The row between motor dealer CMC Holdings and Jaguar Land Rover (JLR) has taken a new twist after the South Africa-based firm refused to supply the Kenyan unit with spare parts.

The Nairobi bourse-listed auto dealer has gone to court accusing its business partner of disobeying orders, which

has made it difficult for CMC to repair Land Rover Defender, Jaguar, and Range Rover brands.

“We made a complaint to the court since we have not been getting support from them,” said Mary Ngige, who was appointed acting chief executive of CMC following the exit of Bill Lay last month.

“They have started co-operating from this week,” added Ms Ngige without giving details on whether JLR has committed to maintaining the flow of spare parts.

Sources at the firm said that CMC’s after sale services for JLR brands have been grounded.

South Africa-based JLR threw CMC Motors into a crisis on November 26 last year with the announcement of plans to transfer the Land Rover Defender, Jaguar, and Range Rover brands to rival RMA Group from February 3 this year.

CMC moved to court on December 7 seeking to stop the firm from severing links with it, but JLR told the High Court that it had issued CMC a six-month notice of termination and opened a window for the auto dealer to participate in a competitive tendering process where RMA beat it and several other dealers.
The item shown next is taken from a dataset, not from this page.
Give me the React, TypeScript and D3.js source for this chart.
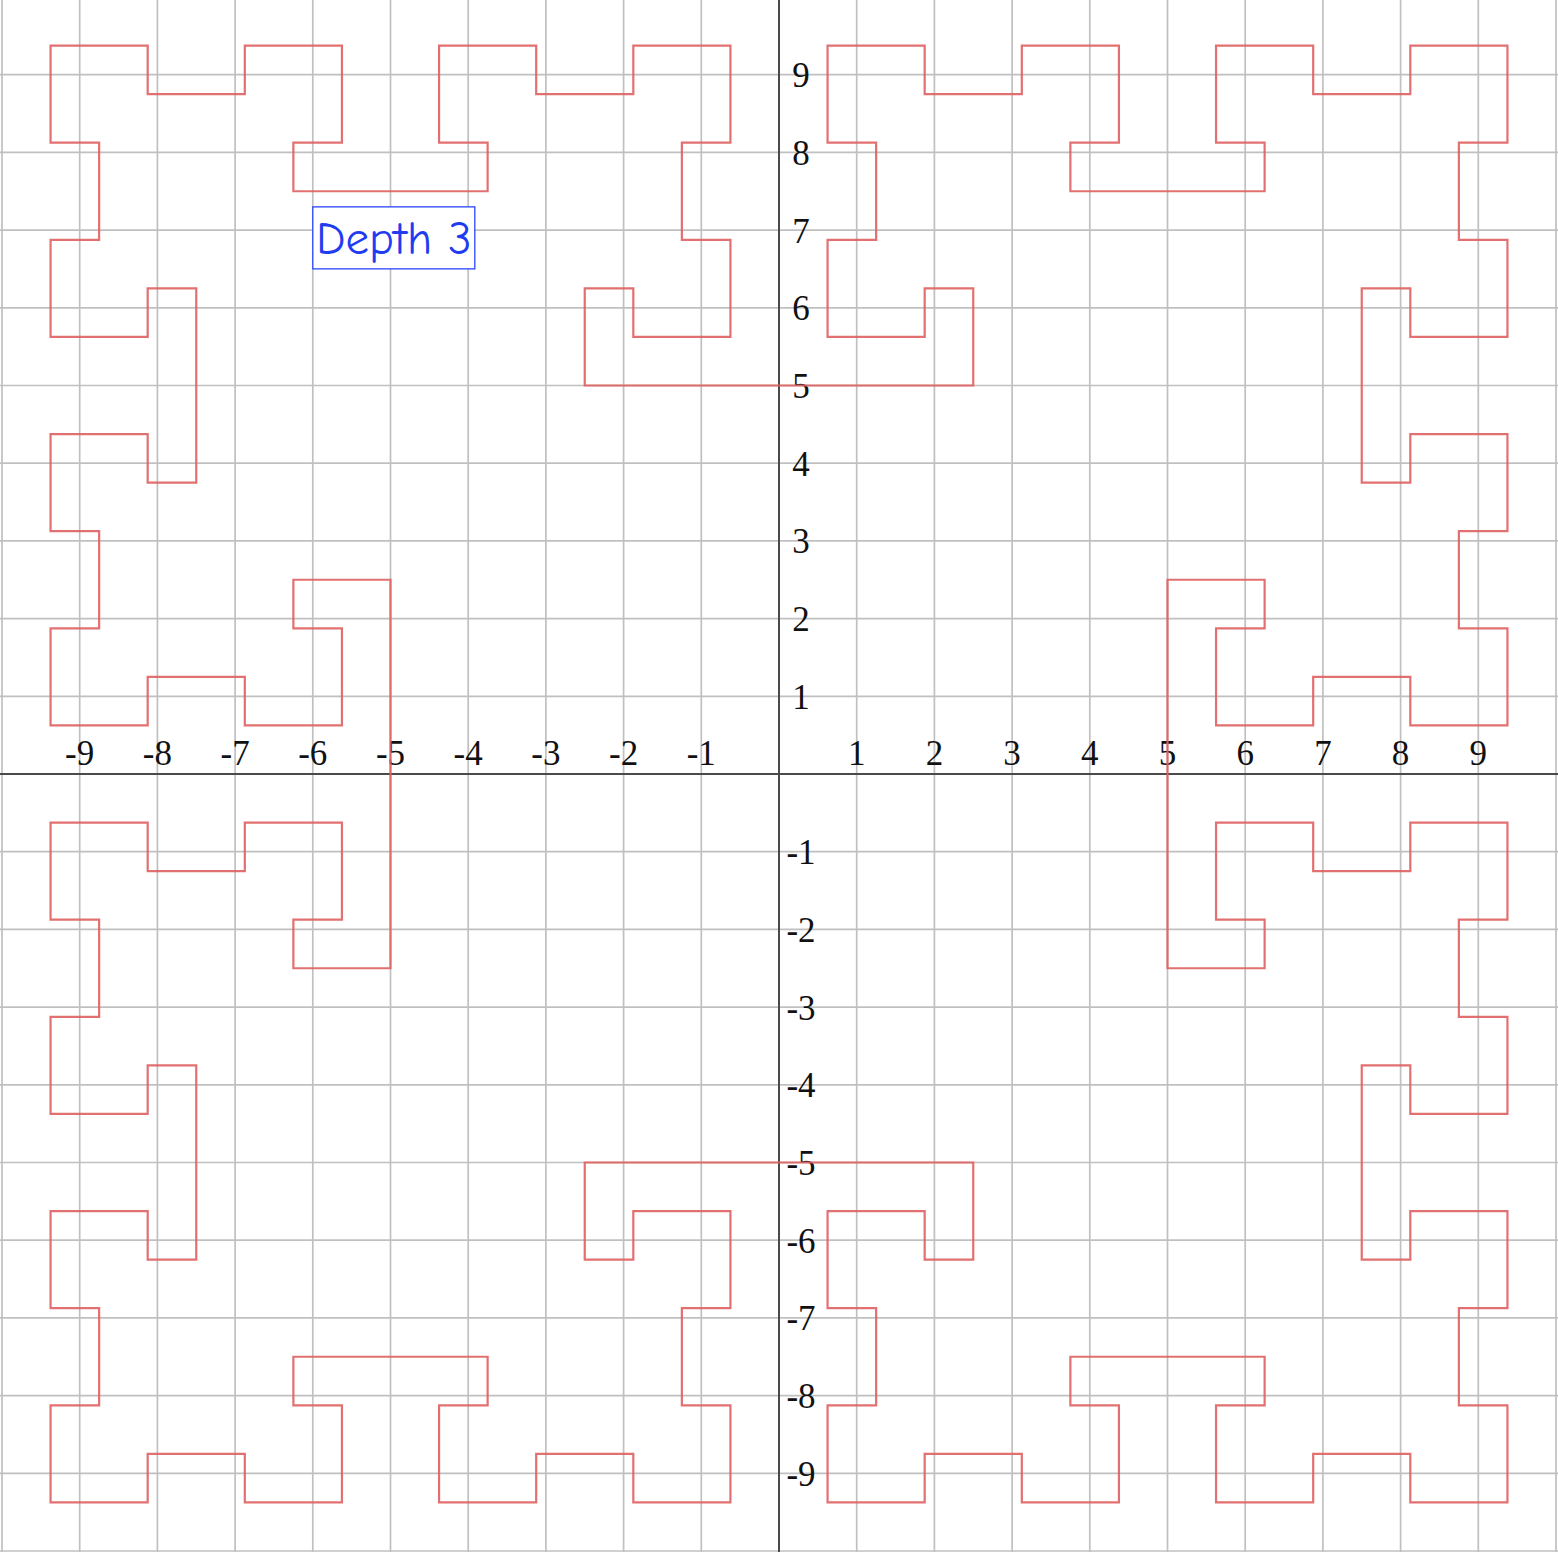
import React from "react";
import * as d3 from "d3";

const W = 1558;
const H = 1552;

// curve vertices in cell units (1 cell = STEP axis units)
const STEP = 0.625;

const quadrantNE: [number, number][] = [
  [4,8],[4,10],[3,10],[3,9],[1,9],[1,11],[2,11],[2,13],[1,13],[1,15],[3,15],[3,14],[5,14],[5,15],[7,15],[7,13],[6,13],[6,12],[10,12],[10,13],[9,13],[9,15],[11,15],[11,14],[13,14],[13,15],[15,15],[15,13],[14,13],[14,11],[15,11],[15,9],[13,9],[13,10],[12,10],[12,6],[13,6],[13,7],[15,7],[15,5],[14,5],[14,3],[15,3],[15,1],[13,1],[13,2],[11,2],[11,1],[9,1],[9,3],[10,3],[10,4],[8,4]
];
const quadrantSE: [number, number][] = [
  [8,-4],[10,-4],[10,-3],[9,-3],[9,-1],[11,-1],[11,-2],[13,-2],[13,-1],[15,-1],[15,-3],[14,-3],[14,-5],[15,-5],[15,-7],[13,-7],[13,-6],[12,-6],[12,-10],[13,-10],[13,-9],[15,-9],[15,-11],[14,-11],[14,-13],[15,-13],[15,-15],[13,-15],[13,-14],[11,-14],[11,-15],[9,-15],[9,-13],[10,-13],[10,-12],[6,-12],[6,-13],[7,-13],[7,-15],[5,-15],[5,-14],[3,-14],[3,-15],[1,-15],[1,-13],[2,-13],[2,-11],[1,-11],[1,-9],[3,-9],[3,-10],[4,-10],[4,-8]
];
const quadrantSW: [number, number][] = [
  [-4,-8],[-4,-10],[-3,-10],[-3,-9],[-1,-9],[-1,-11],[-2,-11],[-2,-13],[-1,-13],[-1,-15],[-3,-15],[-3,-14],[-5,-14],[-5,-15],[-7,-15],[-7,-13],[-6,-13],[-6,-12],[-10,-12],[-10,-13],[-9,-13],[-9,-15],[-11,-15],[-11,-14],[-13,-14],[-13,-15],[-15,-15],[-15,-13],[-14,-13],[-14,-11],[-15,-11],[-15,-9],[-13,-9],[-13,-10],[-12,-10],[-12,-6],[-13,-6],[-13,-7],[-15,-7],[-15,-5],[-14,-5],[-14,-3],[-15,-3],[-15,-1],[-13,-1],[-13,-2],[-11,-2],[-11,-1],[-9,-1],[-9,-3],[-10,-3],[-10,-4],[-8,-4]
];
const quadrantNW: [number, number][] = [
  [-8,4],[-10,4],[-10,3],[-9,3],[-9,1],[-11,1],[-11,2],[-13,2],[-13,1],[-15,1],[-15,3],[-14,3],[-14,5],[-15,5],[-15,7],[-13,7],[-13,6],[-12,6],[-12,10],[-13,10],[-13,9],[-15,9],[-15,11],[-14,11],[-14,13],[-15,13],[-15,15],[-13,15],[-13,14],[-11,14],[-11,15],[-9,15],[-9,13],[-10,13],[-10,12],[-6,12],[-6,13],[-7,13],[-7,15],[-5,15],[-5,14],[-3,14],[-3,15],[-1,15],[-1,13],[-2,13],[-2,11],[-1,11],[-1,9],[-3,9],[-3,10],[-4,10],[-4,8]
];

const gridValues = [-10,-9,-8,-7,-6,-5,-4,-3,-2,-1,0,1,2,3,4,5,6,7,8,9,10];
const xTickLabels = [-9,-8,-7,-6,-5,-4,-3,-2,-1,1,2,3,4,5,6,7,8,9];
const yTickLabels = [9,8,7,6,5,4,3,2,1,-1,-2,-3,-4,-5,-6,-7,-8,-9];
const titleText = "Depth 3";
const titleAnchor: [number, number] = [-6, 6.9];

export default function App() {
  const unit = 77.7;
  const cx = 779;
  const cy = 774;
  const x = d3.scaleLinear().domain([-10, 10]).range([cx - 10 * unit, cx + 10 * unit]);
  const y = d3.scaleLinear().domain([-10, 10]).range([cy + 10 * unit, cy - 10 * unit]);

  const loop = [...quadrantNE, ...quadrantSE, ...quadrantSW, ...quadrantNW];
  const line = d3
    .line<[number, number]>()
    .x((p) => x(p[0] * STEP))
    .y((p) => y(p[1] * STEP))
    .curve(d3.curveLinearClosed);

  const serif = "'Liberation Serif', 'Times New Roman', serif";
  const tx = x(titleAnchor[0]);
  const ty = y(titleAnchor[1]);

  return (
    <svg
      width={W}
      height={H}
      style={{ position: "absolute", left: 0, top: 0, background: "#fff" }}
    >
      <rect x={0} y={0} width={W} height={H} fill="#fff" />
      <g>
        {gridValues.map((v) => (
          <line key={"gx" + v} x1={x(v)} x2={x(v)} y1={0} y2={H} stroke="#c0c0c0" strokeWidth={1.7} />
        ))}
        {gridValues.map((v) => (
          <line key={"gy" + v} x1={0} x2={W} y1={y(v)} y2={y(v)} stroke="#c0c0c0" strokeWidth={1.7} />
        ))}
      </g>
      <line x1={0} x2={W} y1={y(0)} y2={y(0)} stroke="#4a4a4a" strokeWidth={2} />
      <line x1={x(0)} x2={x(0)} y1={0} y2={H} stroke="#4a4a4a" strokeWidth={2} />
      <g fontFamily={serif} fontSize={35} fill="#111">
        {xTickLabels.map((v) => (
          <text key={"xl" + v} x={x(v)} y={y(0) - 9} textAnchor="middle">
            {v}
          </text>
        ))}
        {yTickLabels.map((v) => (
          <text key={"yl" + v} x={x(0) + 22} y={y(v) + 1} textAnchor="middle" dominantBaseline="central">
            {v}
          </text>
        ))}
      </g>
      <path d={line(loop) || ""} fill="none" stroke="#e06060" strokeOpacity={0.9} strokeWidth={2.2} />
      <g>
        <rect x={tx} y={ty - 31} width={162} height={62} fill="#fff" stroke="#2a44ff" strokeWidth={1.3} />
        <text
          x={tx + 81}
          y={ty + 1}
          textAnchor="middle"
          dominantBaseline="central"
          fontFamily="'Comic Sans MS', 'Comic Neue', 'DejaVu Sans', sans-serif"
          fontSize={47}
          fill="#1f3cf0"
        >
          {titleText}
        </text>
      </g>
    </svg>
  );
}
CMC said the termination was driven by malice because JLR had prompted it to spend millions of shillings to strengthen their pact over the past three months despite the decision to end their partnership.

JLR is seeking to overturn the injunction issued on December 10 stopping it from terminating its dealership agreement with CMC. The matter is yet to be decided.
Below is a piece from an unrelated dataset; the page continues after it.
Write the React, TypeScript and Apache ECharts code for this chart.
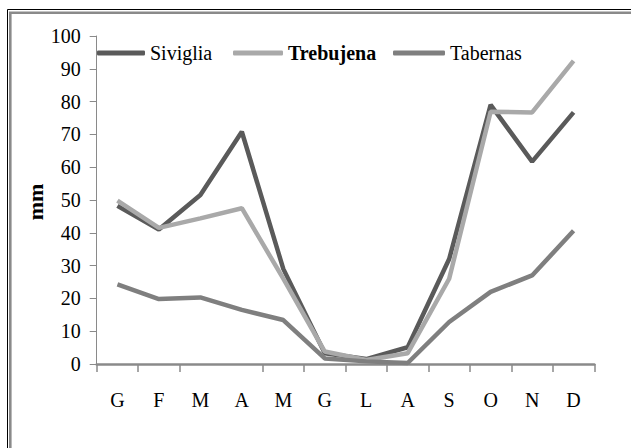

The South Africans counter that the notice remained effective during JLR’s further engagement with CMC and that the franchise owners made it clear that they were reviewing their dealership in Kenya.

JLR identified key problems with CMC as poor credit rating, non-payment of sums owed to the franchise owners, and lack of acceptable showrooms and service centres.

Ms Ngige said that the injunction maintained the status quo and JLR was under obligation to feed CMC with cars and spare parts. The spat comes at a time when dealers have strengthened their spare parts and repair services division to grow sales. After sale services make up between 10 and 20 per cent of dealers’ revenues.

In recent years, increased activities among the dealers have seen them grow their share of the repair business to about 30 per cent of sales.

JLR brands account for 30 per cent of CMC’s annual unit sales and their loss poses a big threat to the survival of the troubled auto firm whose operating profits have been falling since 2008.

CMC has been in the eye of a storm since late 2011 when Peter Muthoka, its leading shareholder, was ousted as chairman in a boardroom coup culminating in a series of legal suits and the suspension of CMC shares from trading at the Nairobi bourse.